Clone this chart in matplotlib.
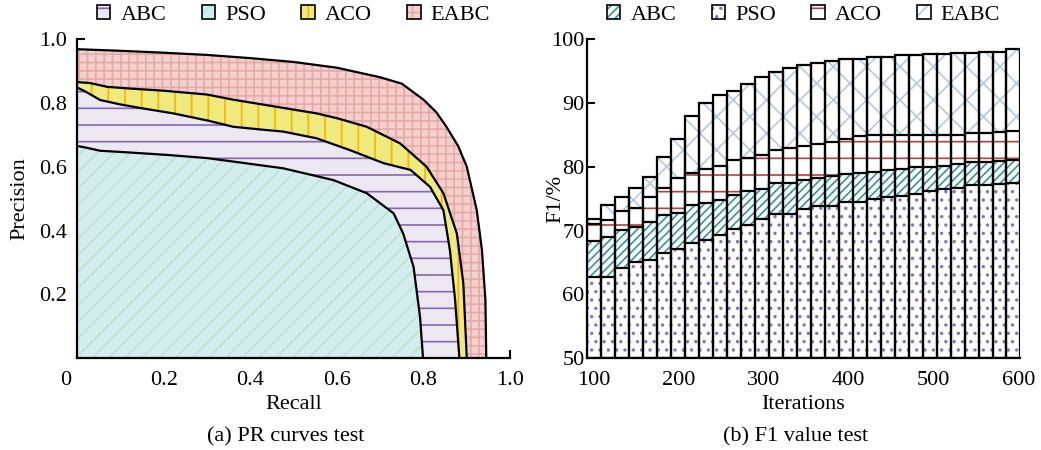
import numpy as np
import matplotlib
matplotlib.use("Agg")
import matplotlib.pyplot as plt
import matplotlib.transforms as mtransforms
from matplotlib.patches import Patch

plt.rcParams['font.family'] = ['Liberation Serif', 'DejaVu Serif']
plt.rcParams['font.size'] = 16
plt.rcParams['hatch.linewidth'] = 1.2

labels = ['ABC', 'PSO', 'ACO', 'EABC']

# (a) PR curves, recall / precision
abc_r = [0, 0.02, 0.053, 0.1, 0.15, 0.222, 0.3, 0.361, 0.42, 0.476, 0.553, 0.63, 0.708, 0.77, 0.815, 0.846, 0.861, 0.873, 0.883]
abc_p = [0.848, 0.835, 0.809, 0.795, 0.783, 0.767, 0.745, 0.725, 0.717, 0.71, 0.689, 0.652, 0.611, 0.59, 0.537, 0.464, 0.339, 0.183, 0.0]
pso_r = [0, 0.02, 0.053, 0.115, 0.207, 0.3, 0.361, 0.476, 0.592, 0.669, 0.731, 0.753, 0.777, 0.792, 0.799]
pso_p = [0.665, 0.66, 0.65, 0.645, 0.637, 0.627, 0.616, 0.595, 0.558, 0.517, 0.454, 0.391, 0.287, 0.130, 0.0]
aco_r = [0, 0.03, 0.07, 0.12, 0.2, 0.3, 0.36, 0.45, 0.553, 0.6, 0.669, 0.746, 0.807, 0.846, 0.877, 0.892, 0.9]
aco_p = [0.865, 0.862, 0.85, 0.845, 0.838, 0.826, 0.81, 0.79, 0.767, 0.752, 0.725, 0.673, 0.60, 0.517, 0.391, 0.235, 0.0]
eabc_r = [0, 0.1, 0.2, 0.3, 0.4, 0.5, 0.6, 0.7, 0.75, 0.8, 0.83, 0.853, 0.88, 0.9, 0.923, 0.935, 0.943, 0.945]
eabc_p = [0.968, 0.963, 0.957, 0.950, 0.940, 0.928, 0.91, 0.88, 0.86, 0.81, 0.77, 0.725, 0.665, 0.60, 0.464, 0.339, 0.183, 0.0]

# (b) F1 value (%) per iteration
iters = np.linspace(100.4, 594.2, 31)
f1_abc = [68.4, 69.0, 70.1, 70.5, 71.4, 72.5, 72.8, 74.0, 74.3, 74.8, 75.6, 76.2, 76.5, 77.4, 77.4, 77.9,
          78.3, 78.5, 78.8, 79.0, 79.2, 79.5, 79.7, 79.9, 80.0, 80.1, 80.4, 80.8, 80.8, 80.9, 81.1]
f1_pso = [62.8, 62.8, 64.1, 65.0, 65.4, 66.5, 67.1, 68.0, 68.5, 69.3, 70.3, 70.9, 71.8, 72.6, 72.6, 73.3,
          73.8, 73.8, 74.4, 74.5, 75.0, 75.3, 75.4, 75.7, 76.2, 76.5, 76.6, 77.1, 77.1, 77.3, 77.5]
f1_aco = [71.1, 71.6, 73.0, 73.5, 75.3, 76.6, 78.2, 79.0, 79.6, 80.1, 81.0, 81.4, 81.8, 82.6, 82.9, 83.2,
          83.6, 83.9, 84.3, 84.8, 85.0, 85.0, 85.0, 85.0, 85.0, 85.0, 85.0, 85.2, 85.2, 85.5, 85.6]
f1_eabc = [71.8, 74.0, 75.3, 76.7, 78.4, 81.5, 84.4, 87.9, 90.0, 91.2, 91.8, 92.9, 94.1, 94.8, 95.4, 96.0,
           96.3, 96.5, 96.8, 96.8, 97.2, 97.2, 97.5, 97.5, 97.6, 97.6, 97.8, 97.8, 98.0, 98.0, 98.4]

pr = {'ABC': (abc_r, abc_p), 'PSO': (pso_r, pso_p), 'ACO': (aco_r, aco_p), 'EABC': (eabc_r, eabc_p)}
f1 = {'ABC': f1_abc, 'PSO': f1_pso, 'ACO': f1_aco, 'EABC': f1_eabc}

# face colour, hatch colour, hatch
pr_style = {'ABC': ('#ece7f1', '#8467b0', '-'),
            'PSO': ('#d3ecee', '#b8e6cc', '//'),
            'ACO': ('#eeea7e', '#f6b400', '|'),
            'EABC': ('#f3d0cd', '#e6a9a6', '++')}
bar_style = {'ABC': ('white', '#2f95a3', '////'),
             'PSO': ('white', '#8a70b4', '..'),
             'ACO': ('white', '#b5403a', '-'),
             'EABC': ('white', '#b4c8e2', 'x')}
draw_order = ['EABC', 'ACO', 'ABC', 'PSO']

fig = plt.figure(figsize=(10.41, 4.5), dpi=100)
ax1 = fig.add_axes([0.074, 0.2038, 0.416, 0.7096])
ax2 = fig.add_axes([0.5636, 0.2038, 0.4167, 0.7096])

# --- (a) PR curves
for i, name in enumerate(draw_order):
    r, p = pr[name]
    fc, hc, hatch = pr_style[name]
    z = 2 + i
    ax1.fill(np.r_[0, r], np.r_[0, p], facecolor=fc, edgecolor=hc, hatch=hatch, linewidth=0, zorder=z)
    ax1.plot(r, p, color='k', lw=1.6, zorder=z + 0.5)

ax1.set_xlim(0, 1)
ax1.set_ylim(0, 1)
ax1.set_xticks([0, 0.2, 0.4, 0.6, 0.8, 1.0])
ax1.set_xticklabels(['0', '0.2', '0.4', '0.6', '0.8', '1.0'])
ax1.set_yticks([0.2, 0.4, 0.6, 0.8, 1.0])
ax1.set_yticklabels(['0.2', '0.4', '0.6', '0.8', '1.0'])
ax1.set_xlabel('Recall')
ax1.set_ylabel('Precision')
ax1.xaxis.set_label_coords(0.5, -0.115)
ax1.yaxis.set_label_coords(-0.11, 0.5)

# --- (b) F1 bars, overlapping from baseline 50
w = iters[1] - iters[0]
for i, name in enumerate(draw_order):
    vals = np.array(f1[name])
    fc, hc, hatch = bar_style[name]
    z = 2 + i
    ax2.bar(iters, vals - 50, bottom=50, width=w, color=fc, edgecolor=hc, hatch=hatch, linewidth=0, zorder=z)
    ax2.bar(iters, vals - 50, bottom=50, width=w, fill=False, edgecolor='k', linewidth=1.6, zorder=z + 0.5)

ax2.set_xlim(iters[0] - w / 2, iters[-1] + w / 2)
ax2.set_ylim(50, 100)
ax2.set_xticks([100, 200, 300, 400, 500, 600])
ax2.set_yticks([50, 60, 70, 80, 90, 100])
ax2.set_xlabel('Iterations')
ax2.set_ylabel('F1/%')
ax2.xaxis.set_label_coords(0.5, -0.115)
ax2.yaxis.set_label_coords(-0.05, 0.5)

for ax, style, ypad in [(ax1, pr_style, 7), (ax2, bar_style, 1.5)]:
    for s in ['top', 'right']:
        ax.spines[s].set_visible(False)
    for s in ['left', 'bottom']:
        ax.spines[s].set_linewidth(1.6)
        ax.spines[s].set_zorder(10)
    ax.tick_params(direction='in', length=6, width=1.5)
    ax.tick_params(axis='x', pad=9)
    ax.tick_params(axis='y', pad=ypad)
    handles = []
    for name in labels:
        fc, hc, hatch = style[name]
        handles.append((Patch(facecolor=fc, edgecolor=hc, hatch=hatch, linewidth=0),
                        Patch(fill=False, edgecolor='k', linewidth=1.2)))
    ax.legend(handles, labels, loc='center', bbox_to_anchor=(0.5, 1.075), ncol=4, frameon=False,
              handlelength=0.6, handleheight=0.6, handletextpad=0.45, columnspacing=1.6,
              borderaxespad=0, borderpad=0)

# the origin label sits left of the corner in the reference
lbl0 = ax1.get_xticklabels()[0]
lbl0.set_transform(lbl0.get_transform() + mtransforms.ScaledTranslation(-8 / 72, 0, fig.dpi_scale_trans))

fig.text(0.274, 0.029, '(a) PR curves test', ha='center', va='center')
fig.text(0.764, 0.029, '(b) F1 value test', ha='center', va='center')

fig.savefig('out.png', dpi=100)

--------------------------------------------------

_Problem details_
Return exactly what appears from the opening line of the material through the line with "labels = ['ABC', 'PSO', 'ACO', 'EABC']", apart from the pictures.

_Full solution_
Clone this chart in matplotlib.
import numpy as np
import matplotlib
matplotlib.use("Agg")
import matplotlib.pyplot as plt
import matplotlib.transforms as mtransforms
from matplotlib.patches import Patch

plt.rcParams['font.family'] = ['Liberation Serif', 'DejaVu Serif']
plt.rcParams['font.size'] = 16
plt.rcParams['hatch.linewidth'] = 1.2

labels = ['ABC', 'PSO', 'ACO', 'EABC']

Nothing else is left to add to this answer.